Lavoie grew up on a grain farm outside of North Battleford, Sask., and is now an assistant professor in the English department at the Royal Military College in Kingston, Ont. where she lives with her two sons.
She will be launching her collection and reading from it on July 18 at McNally Robinson in Saskatoon.
Where the Terror Lies examines the ideas and beliefs we are taught as children and explores how they influence what we become afraid of. It plays off folktales of the past to reflect upon the fascination and allure of being terrified.
“We embrace those things that we’re afraid of,” Lavoie said.

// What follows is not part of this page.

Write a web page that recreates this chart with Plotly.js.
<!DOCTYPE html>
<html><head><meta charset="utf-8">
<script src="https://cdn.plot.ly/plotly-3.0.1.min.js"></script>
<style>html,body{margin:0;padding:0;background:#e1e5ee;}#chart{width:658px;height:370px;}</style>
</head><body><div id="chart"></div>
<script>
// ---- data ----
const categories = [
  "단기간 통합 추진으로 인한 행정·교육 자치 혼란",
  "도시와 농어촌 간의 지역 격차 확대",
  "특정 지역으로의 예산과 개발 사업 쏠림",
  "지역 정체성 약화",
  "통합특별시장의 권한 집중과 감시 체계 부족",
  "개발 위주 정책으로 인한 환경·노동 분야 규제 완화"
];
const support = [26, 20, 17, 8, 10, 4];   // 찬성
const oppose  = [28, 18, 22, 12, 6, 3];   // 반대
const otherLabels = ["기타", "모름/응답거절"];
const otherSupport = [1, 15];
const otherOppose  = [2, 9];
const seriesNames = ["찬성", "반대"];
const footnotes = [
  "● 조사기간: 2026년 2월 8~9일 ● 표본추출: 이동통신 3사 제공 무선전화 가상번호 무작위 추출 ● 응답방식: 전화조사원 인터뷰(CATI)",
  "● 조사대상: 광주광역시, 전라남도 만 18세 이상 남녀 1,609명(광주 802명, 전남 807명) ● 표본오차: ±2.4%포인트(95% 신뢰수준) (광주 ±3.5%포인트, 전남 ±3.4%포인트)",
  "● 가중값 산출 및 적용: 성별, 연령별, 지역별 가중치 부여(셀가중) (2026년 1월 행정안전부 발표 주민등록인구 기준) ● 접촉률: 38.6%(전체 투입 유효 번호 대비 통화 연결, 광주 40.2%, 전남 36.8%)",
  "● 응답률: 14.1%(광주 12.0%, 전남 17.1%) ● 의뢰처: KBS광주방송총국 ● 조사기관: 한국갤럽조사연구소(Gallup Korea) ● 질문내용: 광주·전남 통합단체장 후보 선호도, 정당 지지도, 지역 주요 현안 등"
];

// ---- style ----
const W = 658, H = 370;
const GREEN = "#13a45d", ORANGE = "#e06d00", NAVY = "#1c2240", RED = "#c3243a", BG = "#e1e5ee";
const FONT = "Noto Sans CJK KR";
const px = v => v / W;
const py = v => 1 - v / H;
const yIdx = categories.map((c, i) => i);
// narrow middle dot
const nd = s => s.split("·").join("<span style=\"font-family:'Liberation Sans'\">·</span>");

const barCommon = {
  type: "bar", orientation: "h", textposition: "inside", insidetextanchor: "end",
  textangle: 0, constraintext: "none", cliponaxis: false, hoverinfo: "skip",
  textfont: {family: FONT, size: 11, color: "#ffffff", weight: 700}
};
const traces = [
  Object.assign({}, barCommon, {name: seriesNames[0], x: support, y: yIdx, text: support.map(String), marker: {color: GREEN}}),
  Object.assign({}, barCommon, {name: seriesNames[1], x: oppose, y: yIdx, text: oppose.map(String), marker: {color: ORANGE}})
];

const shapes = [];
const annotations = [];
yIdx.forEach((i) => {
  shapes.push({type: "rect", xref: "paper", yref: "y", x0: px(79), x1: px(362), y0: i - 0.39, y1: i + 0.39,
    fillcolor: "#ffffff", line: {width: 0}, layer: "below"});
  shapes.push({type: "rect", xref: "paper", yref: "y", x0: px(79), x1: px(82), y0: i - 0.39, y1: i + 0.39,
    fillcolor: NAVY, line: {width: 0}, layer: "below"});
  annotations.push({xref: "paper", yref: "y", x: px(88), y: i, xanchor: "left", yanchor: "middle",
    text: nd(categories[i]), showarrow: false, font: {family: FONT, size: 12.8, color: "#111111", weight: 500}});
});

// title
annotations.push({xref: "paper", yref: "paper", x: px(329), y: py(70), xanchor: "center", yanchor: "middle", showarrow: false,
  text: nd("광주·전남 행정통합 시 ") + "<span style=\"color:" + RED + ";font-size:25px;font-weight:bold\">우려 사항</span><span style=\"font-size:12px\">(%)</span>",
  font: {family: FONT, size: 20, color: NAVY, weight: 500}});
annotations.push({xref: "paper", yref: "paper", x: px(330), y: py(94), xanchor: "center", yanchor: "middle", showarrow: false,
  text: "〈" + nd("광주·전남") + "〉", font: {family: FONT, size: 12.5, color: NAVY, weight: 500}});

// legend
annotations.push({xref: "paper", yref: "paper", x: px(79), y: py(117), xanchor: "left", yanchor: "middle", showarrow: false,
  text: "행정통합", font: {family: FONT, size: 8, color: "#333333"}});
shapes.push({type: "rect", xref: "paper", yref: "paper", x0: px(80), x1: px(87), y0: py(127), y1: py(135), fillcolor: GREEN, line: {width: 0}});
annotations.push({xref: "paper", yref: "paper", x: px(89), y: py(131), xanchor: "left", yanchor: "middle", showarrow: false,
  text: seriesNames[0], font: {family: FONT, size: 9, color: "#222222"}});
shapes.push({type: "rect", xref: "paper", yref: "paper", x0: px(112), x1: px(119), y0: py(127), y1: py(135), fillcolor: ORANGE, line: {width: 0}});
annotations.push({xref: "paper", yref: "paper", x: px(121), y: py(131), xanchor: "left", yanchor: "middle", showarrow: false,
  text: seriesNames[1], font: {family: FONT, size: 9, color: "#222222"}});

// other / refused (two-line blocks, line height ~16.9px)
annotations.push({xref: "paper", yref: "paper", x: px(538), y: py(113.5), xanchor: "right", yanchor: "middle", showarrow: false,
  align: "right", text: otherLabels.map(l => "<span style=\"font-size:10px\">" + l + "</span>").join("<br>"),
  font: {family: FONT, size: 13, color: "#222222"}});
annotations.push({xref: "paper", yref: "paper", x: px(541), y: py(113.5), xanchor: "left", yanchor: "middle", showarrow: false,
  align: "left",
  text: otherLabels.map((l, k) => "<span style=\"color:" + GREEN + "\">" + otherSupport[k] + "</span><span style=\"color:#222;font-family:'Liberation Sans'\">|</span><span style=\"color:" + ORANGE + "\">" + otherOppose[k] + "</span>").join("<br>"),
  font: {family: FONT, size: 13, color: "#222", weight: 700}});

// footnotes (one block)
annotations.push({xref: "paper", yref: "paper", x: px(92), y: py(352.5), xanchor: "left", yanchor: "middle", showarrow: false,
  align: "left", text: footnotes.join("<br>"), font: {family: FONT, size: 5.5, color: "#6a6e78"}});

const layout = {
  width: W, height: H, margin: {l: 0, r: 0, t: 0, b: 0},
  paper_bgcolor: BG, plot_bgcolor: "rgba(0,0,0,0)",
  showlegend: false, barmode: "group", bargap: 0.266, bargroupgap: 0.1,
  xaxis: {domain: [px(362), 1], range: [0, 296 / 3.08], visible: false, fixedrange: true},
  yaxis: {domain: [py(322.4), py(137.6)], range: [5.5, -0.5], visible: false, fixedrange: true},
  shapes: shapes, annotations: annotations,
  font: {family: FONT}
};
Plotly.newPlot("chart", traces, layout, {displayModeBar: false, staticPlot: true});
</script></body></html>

Where the Terror Lies is organized into five sections — within us, in wild things, in changes over time, in teething and in being left behind — that explore the exact question the collection’s title proposes and the ways in which fear is expressed.

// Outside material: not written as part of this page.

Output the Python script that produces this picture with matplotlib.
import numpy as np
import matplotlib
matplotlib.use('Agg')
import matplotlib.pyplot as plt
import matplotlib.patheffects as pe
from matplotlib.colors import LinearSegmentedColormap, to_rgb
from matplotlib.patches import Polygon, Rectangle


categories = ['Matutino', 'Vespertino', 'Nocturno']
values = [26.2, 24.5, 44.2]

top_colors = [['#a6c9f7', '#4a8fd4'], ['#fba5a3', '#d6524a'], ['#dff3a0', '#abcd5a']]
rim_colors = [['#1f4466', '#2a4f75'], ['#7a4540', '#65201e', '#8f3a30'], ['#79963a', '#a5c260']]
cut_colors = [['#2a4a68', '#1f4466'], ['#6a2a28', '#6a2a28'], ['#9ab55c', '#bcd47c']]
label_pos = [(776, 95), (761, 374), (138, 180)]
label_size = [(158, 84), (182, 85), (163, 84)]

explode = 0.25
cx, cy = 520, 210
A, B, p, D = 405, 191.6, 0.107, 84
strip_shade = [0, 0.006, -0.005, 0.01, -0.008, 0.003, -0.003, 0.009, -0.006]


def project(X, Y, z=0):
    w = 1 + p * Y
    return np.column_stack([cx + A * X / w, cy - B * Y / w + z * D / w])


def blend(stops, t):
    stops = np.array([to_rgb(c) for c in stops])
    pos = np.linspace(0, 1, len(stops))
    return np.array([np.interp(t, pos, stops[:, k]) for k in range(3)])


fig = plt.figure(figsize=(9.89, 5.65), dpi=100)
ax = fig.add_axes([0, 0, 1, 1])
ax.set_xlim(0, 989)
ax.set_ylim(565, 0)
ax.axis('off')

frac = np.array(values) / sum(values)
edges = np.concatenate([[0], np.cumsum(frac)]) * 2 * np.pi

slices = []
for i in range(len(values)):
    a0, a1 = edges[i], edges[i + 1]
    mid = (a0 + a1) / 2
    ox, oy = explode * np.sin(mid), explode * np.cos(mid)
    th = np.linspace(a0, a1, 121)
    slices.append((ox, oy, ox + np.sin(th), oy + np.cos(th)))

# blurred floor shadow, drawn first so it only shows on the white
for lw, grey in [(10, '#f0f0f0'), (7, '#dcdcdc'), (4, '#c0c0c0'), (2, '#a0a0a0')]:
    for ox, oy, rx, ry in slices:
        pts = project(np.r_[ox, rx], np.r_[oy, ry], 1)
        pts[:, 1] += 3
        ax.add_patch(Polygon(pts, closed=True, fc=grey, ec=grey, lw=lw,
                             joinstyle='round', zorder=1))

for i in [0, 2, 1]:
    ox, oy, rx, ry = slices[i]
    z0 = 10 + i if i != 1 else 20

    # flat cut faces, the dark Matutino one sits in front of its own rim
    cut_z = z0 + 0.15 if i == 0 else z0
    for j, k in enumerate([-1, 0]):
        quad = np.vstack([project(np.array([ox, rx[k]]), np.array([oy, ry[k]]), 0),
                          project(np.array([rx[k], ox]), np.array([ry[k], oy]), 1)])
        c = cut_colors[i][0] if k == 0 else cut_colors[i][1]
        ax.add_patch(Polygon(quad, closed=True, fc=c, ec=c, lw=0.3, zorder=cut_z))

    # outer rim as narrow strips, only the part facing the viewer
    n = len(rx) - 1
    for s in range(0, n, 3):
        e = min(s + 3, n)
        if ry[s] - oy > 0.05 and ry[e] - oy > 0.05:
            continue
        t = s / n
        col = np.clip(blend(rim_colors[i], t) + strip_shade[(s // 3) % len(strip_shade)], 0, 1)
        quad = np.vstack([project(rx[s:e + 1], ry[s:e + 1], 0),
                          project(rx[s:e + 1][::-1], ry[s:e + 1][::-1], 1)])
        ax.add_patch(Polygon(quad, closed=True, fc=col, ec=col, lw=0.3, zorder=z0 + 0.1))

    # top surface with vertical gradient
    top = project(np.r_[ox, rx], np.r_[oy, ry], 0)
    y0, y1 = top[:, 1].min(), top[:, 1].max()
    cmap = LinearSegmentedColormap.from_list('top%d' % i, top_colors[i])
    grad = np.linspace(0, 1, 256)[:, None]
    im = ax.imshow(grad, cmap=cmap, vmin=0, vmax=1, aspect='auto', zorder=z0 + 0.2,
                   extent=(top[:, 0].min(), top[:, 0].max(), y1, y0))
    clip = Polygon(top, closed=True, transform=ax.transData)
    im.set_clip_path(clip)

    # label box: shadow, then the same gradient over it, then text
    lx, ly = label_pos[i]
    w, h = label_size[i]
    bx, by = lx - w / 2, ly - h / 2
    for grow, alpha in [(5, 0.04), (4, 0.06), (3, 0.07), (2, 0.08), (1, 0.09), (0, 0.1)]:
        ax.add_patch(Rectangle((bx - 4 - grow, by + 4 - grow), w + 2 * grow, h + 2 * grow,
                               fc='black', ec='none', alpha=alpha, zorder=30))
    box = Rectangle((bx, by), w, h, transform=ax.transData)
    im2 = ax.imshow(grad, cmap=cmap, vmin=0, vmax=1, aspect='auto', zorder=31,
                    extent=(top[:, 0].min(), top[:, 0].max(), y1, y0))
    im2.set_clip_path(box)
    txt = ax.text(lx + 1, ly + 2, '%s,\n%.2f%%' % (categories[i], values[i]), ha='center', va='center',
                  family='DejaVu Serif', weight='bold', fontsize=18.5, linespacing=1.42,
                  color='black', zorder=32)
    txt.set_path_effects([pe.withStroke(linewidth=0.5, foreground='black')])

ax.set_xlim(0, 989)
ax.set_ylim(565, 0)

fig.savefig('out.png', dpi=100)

At her readings Lavoie chooses not only to recite poems from each of the collection’s five sections but to also discuss the ways we deal with our fears by “reimagining them, changing them, telling the stories in new ways.”
She also draws upon her experience living in Saskatchewan to create haunting imagery in several of her poems.
Lavoie’s opening poem, “Kingdom,” describes mosquitoes, dust and sloughs as vivid and foreboding. The poem’s first four lines allude to death and instantly create an atmosphere of terror: “Mosquitoes are mostly dust / apparently, and return to dust / against my bloodless hand. My heart / is full of water. The sloughs are full.”
She does, however, use rhyme and poetic rhythm to surround her often frightening subject matter with comfort and familiarity.
“The first stuff we have read, or recited, or sung to us is poetry and that rhyme and cadence and rhythm is so strongly in us,” Lavoie said.
“I do think we tend to go back and realize that those early things we learnt have become ingrained in us. They’re in our brain cells and they’re telling us things that we didn’t even anticipate; including teaching us to be afraid.”
Some of Lavoie’s poems included in Where the Terror Lies were written over 20 years ago. Her compilation reflects years of reworking and discovering reoccurring subjects within her writing. Though some of her poems have been already been published, this is the first time Lavoie brings her poems together in a collection.
Lavoie will release Where the Terror Lies at 7 p.m. on July 18 at McNally Robinson.